The rich are getting richer, particularly in emerging markets, according to Boston Consulting Group’s annual report on the state of global wealth (soberly entitled, “The Battle to Regain Strength”), which it released today.

BCG says that the number of millionaire households in the world reached a record 12.6 million by the end of 2011, up by 175,000. But the developed countries actually saw a drop in millionaires of 165,000, offset by an increase of 340,000 in so-called “new world” nations such as China.

The United States still has more millionaire households—5.13 million, or 4.3 percent of the nation’s households—than anywhere else in the world, but the numbers are declining. Part of that can be attributed to volatile markets that whipsawed portfolios in 2011 as a result of the near default on U.S. debt and the downgrade of the nation’s credit rating, coupled with various overseas crises.

But the decline in portfolio values isn’t the only reason for the slip in American millionaires. Monish Kumar, a BCG senior partner, observes that demographics is playing a role. As a growing number of households enter the retirement years, they start drawing down on the portfolios they’ve built over the years.

“The reason you build a nest egg is to bring it down,” Kumar says. Demographics also plays a role in reverse for developing countries. Growing populations mean more entrepreneurs that can generate new wealth.

The larger picture of global wealth also was a study in contrasts between older developed economies and new world economies in Latin America, Eastern Europe, Middle East and Africa, and the Asia-Pacific region excluding Japan.

Global wealth last year grew by just 1.9 percent to $122.8 trillion, but the developed economies shrunk by 1 percent while the new world economies grew by 10 percent. Growth in gross domestic product in some parts of the world helped offset drops in equity performance.

North America, which had the largest regional share of global wealth, saw it slip from $38.3 trillion in 2010 to $38 trillion last year. Bruce Holley, BCG senior partner, described the U.S. wealth picture as “two steps forward, one step back” as the improvements seen in 2010 were undone by last year’s trouble.

BCG scaled back its expectations for future growth amid continued euro debt problems and slowing economies.
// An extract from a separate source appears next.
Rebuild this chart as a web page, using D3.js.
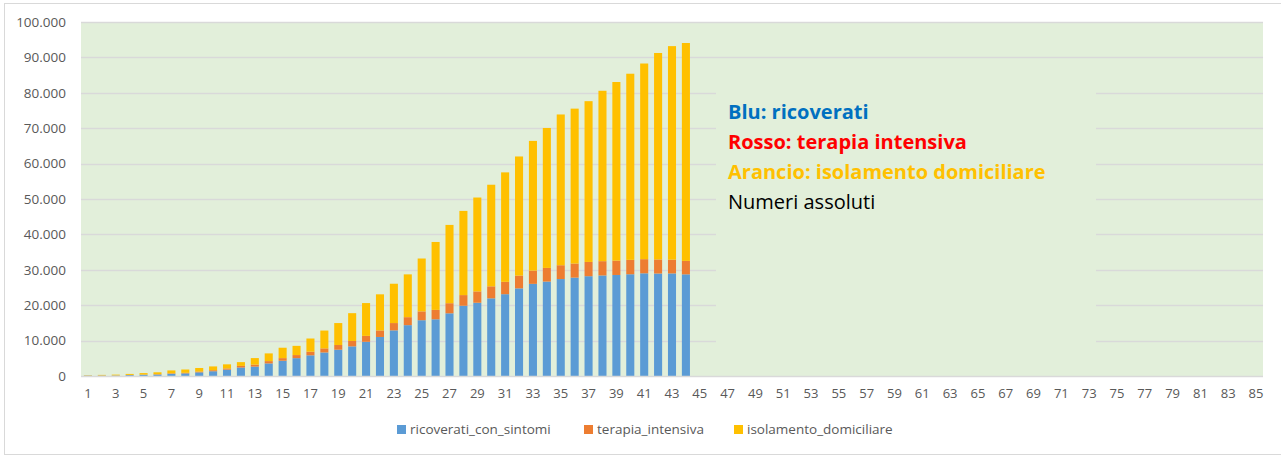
<!DOCTYPE html>
<html>
<head>
<meta charset="utf-8">
<script src="https://cdn.jsdelivr.net/npm/d3@7"></script>
<style>
    body { margin: 0; background: #fff; }
    svg { display: block; font-family: "Open Sans", "Noto Sans", sans-serif; }
</style>
</head>
<body>
<svg id="chart"></svg>
<script>
// Days 1..85 on the x axis, data only for the first 44
const days = d3.range(1, 86);

// ricoverati_con_sintomi - blue
const ricoverati = [101, 114, 128, 248, 345, 401, 639, 742, 1034, 1346, 1790, 2394, 2651, 3557, 4316,
    5038, 5838, 6650, 7426, 8372, 9663, 11025, 12894, 14363, 15757, 16020, 17708, 19846, 20692, 21937,
    23112, 24753, 26029, 26676, 27386, 27795, 28192, 28403, 28540, 28741, 29010, 28949, 28976, 28718];
// terapia_intensiva - orange
const terapia = [26, 35, 36, 56, 64, 105, 140, 166, 229, 295, 351, 462, 567, 650, 733,
    877, 1028, 1153, 1328, 1518, 1672, 1851, 2060, 2257, 2498, 2655, 2857, 3009, 3204, 3396,
    3489, 3612, 3732, 3856, 3906, 3981, 4023, 4035, 4053, 4068, 3994, 3977, 3898, 3792];
// isolamento_domiciliare - yellow
const isolamento = [94, 162, 221, 284, 412, 543, 798, 927, 1000, 1065, 1155, 1060, 1843, 2180, 2936,
    2599, 3724, 5036, 6201, 7860, 9268, 10197, 11108, 12090, 14935, 19185, 22116, 23783, 26522, 28697,
    30920, 33648, 36653, 39533, 42588, 43752, 45420, 48134, 50456, 52579, 55270, 58320, 60313, 61557];

const seriesKeys = ["ricoverati_con_sintomi", "terapia_intensiva", "isolamento_domiciliare"];
const seriesColors = ["#5B9BD5", "#ED7D31", "#FFC000"];

const yTicks = [0, 10000, 20000, 30000, 40000, 50000, 60000, 70000, 80000, 90000, 100000];

const noteLines = [
    { text: "Blu: ricoverati", color: "#0070C0", weight: "bold" },
    { text: "Rosso: terapia intensiva", color: "#FF0000", weight: "bold" },
    { text: "Arancio: isolamento domiciliare", color: "#FFC000", weight: "bold" },
    { text: "Numeri assoluti", color: "#000000", weight: "normal" }
];

// Configuration
const width = 1281;
const height = 456;
const plot = { left: 81, top: 22, right: 1263, bottom: 376 };
const textColor = "#595959";

function drawChart() {
    const svg = d3.select("#chart")
        .attr("width", width)
        .attr("height", height);

    // outer chart border
    svg.append("rect")
        .attr("x", 4.5)
        .attr("y", 3.5)
        .attr("width", width + 2)
        .attr("height", 451)
        .attr("fill", "#fff")
        .attr("stroke", "#D9D9D9");

    // build table for the stack
    const table = ricoverati.map((v, i) => ({
        day: days[i],
        ricoverati_con_sintomi: v,
        terapia_intensiva: terapia[i],
        isolamento_domiciliare: isolamento[i]
    }));

    const x = d3.scaleBand()
        .domain(days)
        .range([plot.left, plot.right])
        .paddingInner(0.42)
        .paddingOuter(0.21);

    const y = d3.scaleLinear()
        .domain([0, 100000])
        .range([plot.bottom, plot.top]);

    const color = d3.scaleOrdinal()
        .domain(seriesKeys)
        .range(seriesColors);

    // plot area background
    svg.append("rect")
        .attr("x", plot.left)
        .attr("y", plot.top)
        .attr("width", plot.right - plot.left)
        .attr("height", plot.bottom - plot.top)
        .attr("fill", "#E2EFDA");

    // gridlines
    svg.append("g")
        .selectAll("line")
        .data(yTicks.slice(1))
        .join("line")
        .attr("x1", plot.left)
        .attr("x2", plot.right)
        .attr("y1", d => Math.round(y(d)) + 0.5)
        .attr("y2", d => Math.round(y(d)) + 0.5)
        .attr("stroke", "#D9D9D9")
        .attr("stroke-width", 1.5);

    // text box (same fill, hides gridlines behind it)
    svg.append("rect")
        .attr("x", 716)
        .attr("y", 75)
        .attr("width", 380)
        .attr("height", 285)
        .attr("fill", "#E2EFDA");

    // stacked bars
    const stacked = d3.stack().keys(seriesKeys)(table);

    svg.append("g")
        .selectAll("g")
        .data(stacked)
        .join("g")
        .attr("fill", d => color(d.key))
        .selectAll("rect")
        .data(d => d)
        .join("rect")
        .attr("x", d => x(d.data.day))
        .attr("y", d => y(d[1]))
        .attr("width", x.bandwidth())
        .attr("height", d => y(d[0]) - y(d[1]));

    // x axis line
    svg.append("line")
        .attr("x1", plot.left)
        .attr("x2", plot.right)
        .attr("y1", plot.bottom + 0.5)
        .attr("y2", plot.bottom + 0.5)
        .attr("stroke", "#D9D9D9")
        .attr("stroke-width", 1.5);

    // y axis labels
    const yAxis = svg.append("g")
        .attr("transform", `translate(${plot.left - 15},0)`)
        .call(d3.axisLeft(y)
            .tickValues(yTicks)
            .tickSize(0)
            .tickPadding(0)
            .tickFormat(d => d3.format(",")(d).replace(/,/g, ".")));
    yAxis.select(".domain").remove();
    yAxis.selectAll("text")
        .attr("font-size", 13.5)
        .attr("font-family", "Open Sans")
        .attr("fill", textColor);

    // x axis labels, every other day
    const xAxis = svg.append("g")
        .attr("transform", `translate(0,${plot.bottom})`)
        .call(d3.axisBottom(x)
            .tickValues(days.filter(d => d % 2 === 1))
            .tickSize(0)
            .tickPadding(13));
    xAxis.select(".domain").remove();
    xAxis.selectAll("text")
        .attr("font-size", 13)
        .attr("font-family", "Open Sans")
        .attr("fill", textColor);

    // note text in the box
    svg.append("g")
        .selectAll("text")
        .data(noteLines)
        .join("text")
        .attr("x", 728)
        .attr("y", (d, i) => 119 + i * 30)
        .attr("font-size", 20)
        .attr("font-weight", d => d.weight)
        .attr("fill", d => d.color)
        .text(d => d.text);

    // legend
    const legendX = [397, 584, 734];
    const legend = svg.append("g")
        .selectAll("g")
        .data(seriesKeys)
        .join("g")
        .attr("transform", (d, i) => `translate(${legendX[i]},430)`);

    legend.append("rect")
        .attr("x", 0)
        .attr("y", -5)
        .attr("width", 9)
        .attr("height", 9)
        .attr("fill", d => color(d));

    legend.append("text")
        .attr("x", 13)
        .attr("y", 0)
        .attr("dominant-baseline", "middle")
        .attr("font-size", 13.5)
        .attr("fill", textColor)
        .text(d => d);
}

drawChart();
</script>
</body>
</html>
It sees a compound annual growth rate of 4.2 percent for global wealth by 2016, to $151 trillion.

But regional variations abound. The report says that private wealth in India and China will grow at a compound annual rate of 19 percent and 15 percent respectively between the end of 2011 through 2016.

Some local and regional financial institutions in Asia-Pacific region excluding Japan are starting to compete more aggressively with international banks and are stealing greater market share, said BCG Partner Vish Jain, who follows the region.

 Investors in the region prefer safety and security in their portfolios. Cash and deposits (excluding money market funds) make up more than 50 percent of wealth in this area, compared to a little more than 27 percent in North America. Jain said the nations in this region are “incredibly different,” however, and in five years the markets will be big enough to merit separate analysis.

Wealth managers across the world struggled to raise revenues and assets under management last year, although some cost reduction helped boost the bottom line. Indeed, global AUM was virtually flat last year, compared to 10.5 percent growth in 2010. (North American brokers saw AUM rise just nine-tenths of 1 percent last year.)

Pre-tax profit margins of 22 basis points was down from 23 bps a year earlier. “We’re still talking about a good business,” said BCG Principal Anna Zakrzewski. “Nevertheless, it still continues to be under pressure.”